A capability needed for the development of high-speed systems is accurate and efficient prediction of aerodynamic pressure, particularly for light-weight systems where the unsteady aerodynamic loads may be strongly coupled with the structural response. This is particularly challenging in shockdominated environments (i.e., inlets, near control surfaces, etc.) where the flow is discontinuous, highly nonlinear, and leads to severe loading. This study extends a previously developed modeling approach one that corrects steady-state CFD surrogates for dynamic fluid-structural coupling using piston theory to conditions with oblique impinging shock waves.

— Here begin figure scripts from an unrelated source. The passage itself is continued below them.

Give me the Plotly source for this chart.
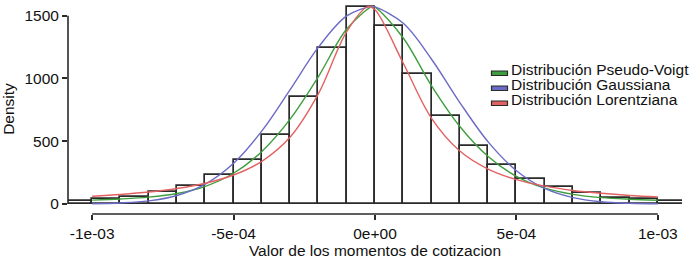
import plotly.graph_objects as go

# ---------------- data ----------------
bin_left = [-1.1e-3, -1.0e-3, -9e-4, -8e-4, -7e-4, -6e-4, -5e-4, -4e-4, -3e-4, -2e-4, -1e-4,
            0.0, 1e-4, 2e-4, 3e-4, 4e-4, 5e-4, 6e-4, 7e-4, 8e-4, 9e-4, 1.0e-3]
bin_width = 1e-4
density = [20, 40, 57, 92, 147, 230, 350, 548, 856, 1242, 1572,
           1418, 1036, 703, 465, 307, 198, 136, 87, 45, 36, 20]

curve_x = [-1.0e-3, -9e-4, -8e-4, -7e-4, -6e-4, -5e-4, -4e-4, -3e-4, -2e-4, -1e-4, 0.0,
           1e-4, 2e-4, 3e-4, 4e-4, 5e-4, 6e-4, 7e-4, 8e-4, 9e-4, 1.0e-3]
peak_x = {"pv": -1e-5, "gauss": -1.5e-5, "lor": -2.5e-5}
peak_y = 1572
pseudo_voigt = [31, 40, 55, 84, 141, 245, 419, 676, 1015, 1394, 1569,
                1322, 941, 617, 378, 220, 126, 77, 51, 38, 30]
gaussiana = [2.3, 8.2, 25, 68, 158, 324, 582, 911, 1249, 1498, 1570,
             1439, 1153, 808, 495, 265, 124, 51, 18, 5.7, 1.6]
lorentziana = [62, 76, 95, 123, 165, 231, 340, 533, 879, 1373, 1547,
               1121, 682, 422, 278, 194, 142, 108, 85, 68, 56]

x_tickvals = [-1e-3, -5e-4, 0, 5e-4, 1e-3]
x_ticktext = ["-1e-03", "-5e-04", "0e+00", "5e-04", "1e-03"]
y_tickvals = [0, 500, 1000, 1500]
y_ticktext = ["0", "500", "1000", "1500"]

legend_names = ["Distribución Pseudo-Voigt", "Distribución Gaussiana", "Distribución Lorentziana"]
colors = {"pv": "#3E9E3E", "gauss": "#6B6BC6", "lor": "#E26262"}

# ---------------- layout geometry ----------------
W, H = 690, 276
ML, MR, MT, MB = 68, 8, 4, 62
PW, PH = W - ML - MR, H - MT - MB
FONT = "Liberation Sans, Arial, sans-serif"
FS = 15.5
DARK = "#2a2a2a"


def px_x(px):
    return (px - ML) / PW


def px_y(py):
    return (H - MB - py) / PH


def with_peak(xs, ys, px, py):
    pts = sorted(list(zip(xs, ys)) + [(px, py)])
    return [p[0] for p in pts], [p[1] for p in pts]


fig = go.Figure()

fig.add_trace(go.Bar(
    x=[b + bin_width / 2 for b in bin_left], y=density, width=bin_width,
    marker=dict(color="rgba(255,255,255,0)", line=dict(color=DARK, width=1.7)),
    showlegend=False, hoverinfo="skip"))

for key, ys, name in [("pv", pseudo_voigt, legend_names[0]),
                      ("gauss", gaussiana, legend_names[1]),
                      ("lor", lorentziana, legend_names[2])]:
    xx, yy = with_peak(curve_x, ys, peak_x[key], peak_y)
    fig.add_trace(go.Scatter(x=xx, y=yy, mode="lines", name=name,
                             line=dict(color=colors[key], width=1.4, shape="spline", smoothing=1.0),
                             showlegend=False))

shapes = [
    # x axis line (spans first to last tick)
    dict(type="line", xref="x", yref="paper", x0=x_tickvals[0], x1=x_tickvals[-1], y0=0, y1=0,
         line=dict(color=DARK, width=1.6)),
    # y axis line
    dict(type="line", xref="paper", yref="y", x0=0, x1=0, y0=y_tickvals[0], y1=y_tickvals[-1],
         line=dict(color=DARK, width=1.6)),
]
annotations = []
legend_rows_py = [69.5, 84.5, 99.5]
for key, name, cy in zip(["pv", "gauss", "lor"], legend_names, legend_rows_py):
    shapes.append(dict(type="rect", xref="paper", yref="paper",
                       x0=px_x(491.5), x1=px_x(507.5), y0=px_y(cy + 1.5), y1=px_y(cy + 6),
                       fillcolor=colors[key], line=dict(color=DARK, width=1.2)))
    annotations.append(dict(text=name, xref="paper", yref="paper", x=px_x(509), y=px_y(cy),
                            xanchor="left", yanchor="middle", showarrow=False,
                            font=dict(family=FONT, size=FS, color="#111111")))

fig.update_layout(
    width=W, height=H,
    margin=dict(l=ML, r=MR, t=MT, b=MB, pad=0),
    paper_bgcolor="white", plot_bgcolor="white",
    font=dict(family=FONT, size=FS, color="#111111"),
    barmode="overlay", bargap=0,
    showlegend=False,
    shapes=shapes, annotations=annotations,
    xaxis=dict(range=[-1.0855e-3, 1.0855e-3], tickvals=x_tickvals, ticktext=x_ticktext,
               ticks="outside", ticklen=5, tickwidth=1.5, tickcolor=DARK,
               showline=False, showgrid=False, zeroline=False,
               title=dict(text="Valor de los momentos de cotizacion", standoff=0,
                          font=dict(family=FONT, size=FS)),
               automargin=False),
    yaxis=dict(range=[-79.7, 1593], tickvals=y_tickvals, ticktext=y_ticktext,
               ticks="outside", ticklen=5, tickwidth=1.5, tickcolor=DARK,
               showline=False, showgrid=False, zeroline=False,
               title=dict(text="Density", standoff=10, font=dict(family=FONT, size=FS)),
               automargin=False),
)

fig.write_html("out.html")
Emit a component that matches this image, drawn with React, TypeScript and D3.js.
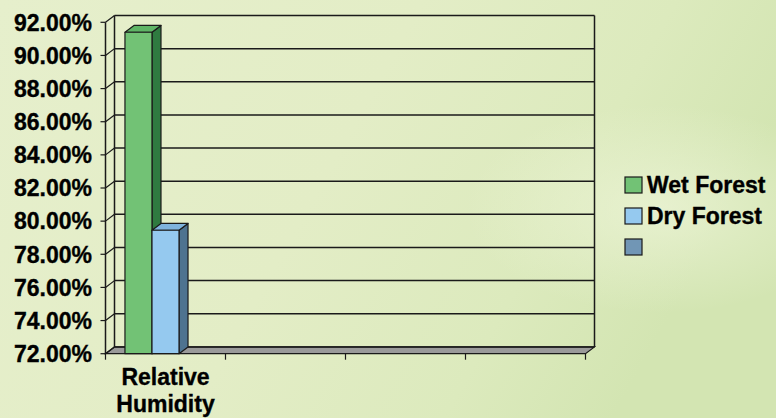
import React from "react";
import * as d3 from "d3";

const categories = ["Relative Humidity", "", "", ""];
const seriesNames = ["Wet Forest", "Dry Forest", ""];
const wetForest = [91.4, null, null, null];
const dryForest = [79.45, null, null, null];
const thirdSeries = [null, null, null, null];
const yTicks = [72, 74, 76, 78, 80, 82, 84, 86, 88, 90, 92];

const W = 776, H = 418;
const x0 = 105.5, x1 = 585.5;
const yBottom = 353.7, yTop = 22.3;
const DX = 9, DY = -6.8;

const fronts = ["#72c275", "#95c9ef", "#7196b5"];
const sides = ["#2f7a40", "#4e7390", "#4c6a82"];
const tops = ["#5fb566", "#7fb3dd", "#6485a0"];

export default function App() {
  const y = d3.scaleLinear().domain([72, 92]).range([yBottom, yTop]);
  const xCat = d3.scaleBand().domain(categories.map((c, i) => String(i))).range([x0, x1]).paddingInner(0).paddingOuter(0);
  const xs = d3.scaleBand().domain(["0", "1", "2"]).range([0, xCat.bandwidth()]).paddingOuter(0.72).paddingInner(0);
  const series = [wetForest, dryForest, thirdSeries];
  const font = "'Liberation Sans', Arial, sans-serif";
  const fs = 23;
  const txt = { fontFamily: font, fontWeight: "bold" as const, fontSize: fs, fill: "#000", stroke: "#000", strokeWidth: 0.35 };

  const bars: any[] = [];
  series.forEach((vals, si) => {
    vals.forEach((v, ci) => {
      if (v == null) return;
      const bx = (xCat(String(ci)) as number) + (xs(String(si)) as number);
      const bw = xs.bandwidth();
      const ty = y(v);
      const by = y(72);
      bars.push(
        <g key={`b${si}-${ci}`} stroke="#1a1a1a" strokeWidth={1.2} strokeLinejoin="round">
          <polygon points={`${bx + bw},${ty} ${bx + bw + DX},${ty + DY} ${bx + bw + DX},${by + DY} ${bx + bw},${by}`} fill={sides[si]} />
          <polygon points={`${bx},${ty} ${bx + DX},${ty + DY} ${bx + bw + DX},${ty + DY} ${bx + bw},${ty}`} fill={tops[si]} />
          <rect x={bx} y={ty} width={bw} height={by - ty} fill={fronts[si]} />
        </g>
      );
    });
  });

  return (
    <svg width={W} height={H} style={{ position: "absolute", left: 0, top: 0 }}>
      <defs>
        <linearGradient id="bg" x1="0" y1="0" x2="1" y2="0.3">
          <stop offset="0" stopColor="#e6efcc" />
          <stop offset="0.5" stopColor="#e3edc6" />
          <stop offset="0.8" stopColor="#dceabd" />
          <stop offset="1" stopColor="#d3e5b2" />
        </linearGradient>
        <radialGradient id="glow" cx="0.85" cy="0.5" r="0.25">
          <stop offset="0" stopColor="#eef5d9" stopOpacity="0.7" />
          <stop offset="1" stopColor="#eef5d9" stopOpacity="0" />
        </radialGradient>
      </defs>
      <rect width={W} height={H} fill="url(#bg)" />
      <rect width={W} height={H} fill="url(#glow)" />

      {/* floor */}
      <polygon
        points={`${x0},${yBottom} ${x1},${yBottom} ${x1 + DX},${yBottom + DY} ${x0 + DX},${yBottom + DY}`}
        fill="#9a9a9a" stroke="#1a1a1a" strokeWidth={1.2} />

      {/* back wall gridlines */}
      {yTicks.map((t) => (
        <line key={`g${t}`} x1={x0 + DX} x2={x1 + DX} y1={y(t) + DY} y2={y(t) + DY}
          stroke="#1a1a1a" strokeWidth={1.5} />
      ))}
      <line x1={x1 + DX} x2={x1 + DX} y1={y(92) + DY} y2={y(72) + DY} stroke="#1a1a1a" strokeWidth={1.5} />
      <line x1={x0 + DX} x2={x0 + DX} y1={y(92) + DY} y2={y(72) + DY} stroke="#1a1a1a" strokeWidth={1.5} />

      {/* side wall diagonals */}
      {yTicks.map((t) => (
        <line key={`d${t}`} x1={x0} x2={x0 + DX} y1={y(t)} y2={y(t) + DY} stroke="#1a1a1a" strokeWidth={1.2} />
      ))}
      {/* front axis */}
      <line x1={x0} x2={x0} y1={y(92)} y2={y(72)} stroke="#1a1a1a" strokeWidth={1.5} />
      {yTicks.map((t) => (
        <line key={`t${t}`} x1={x0 - 5} x2={x0} y1={y(t)} y2={y(t)} stroke="#1a1a1a" strokeWidth={1.2} />
      ))}
      {yTicks.map((t) => (
        <text key={`l${t}`} x={92} y={y(t)} dy="0.36em" textAnchor="end" {...txt}>{t.toFixed(2)}%</text>
      ))}

      {/* category ticks */}
      {categories.map((c, i) => {
        const xe = (xCat(String(i)) as number) + xCat.bandwidth();
        return <line key={`ct${i}`} x1={xe} x2={xe} y1={yBottom} y2={yBottom + 6} stroke="#1a1a1a" strokeWidth={1.2} />;
      })}
      <line x1={x0} x2={x0} y1={yBottom} y2={yBottom + 6} stroke="#1a1a1a" strokeWidth={1.2} />

      {bars}

      {/* category labels */}
      {categories.map((c, i) => {
        if (!c) return null;
        const cx = (xCat(String(i)) as number) + xCat.bandwidth() / 2;
        const words = c.split(" ");
        return (
          <text key={`cl${i}`} x={cx} y={385} textAnchor="middle" {...txt}>
            {words.map((w, k) => <tspan key={k} x={cx} dy={k === 0 ? 0 : 27}>{w}</tspan>)}
          </text>
        );
      })}

      {/* legend */}
      {seriesNames.map((n, i) => (
        <g key={`lg${i}`} transform={`translate(625,${177 + i * 31})`}>
          <rect x={0} y={0} width={17} height={16} fill={fronts[i]} stroke="#1a1a1a" strokeWidth={1.2} />
          <text x={22} y={8} dy="0.36em" {...txt}>{n}</text>
        </g>
      ))}
    </svg>
  );
}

The approach is based on the “local” piston theory method, where relevant freestream flow parameters are replaced with spatially local quantities. The approach is examined for cases with oblique shocks impinging on two and three-dimensional surfaces. Mean errors in the generalized aeroelastic forces are less than 1.3% when compared to the full unsteady Reynold’s Averaged Navier-Stokes solutions for both stationary and oscillating shocks impinging on vibrating surface panels. Furthermore, the approach is found to reproduce shock induced limit cycle oscillations recently reported in the literature based on high fidelity CFD solvers. The high accuracy of this approach is based on two important factors. First, the shock-induced steady-state pressure dominates the structural loading. Second, the unsteady perturbations to the steady flow solution, due to dynamic surface motion, is effectively captured using inviscid flow theory. Finally, the computational cost of the developed model is orders of magnitude less than that required for the full CFD prediction, making it a viable approach for long time record response prediction of high speed structural systems in shock-dominated environments.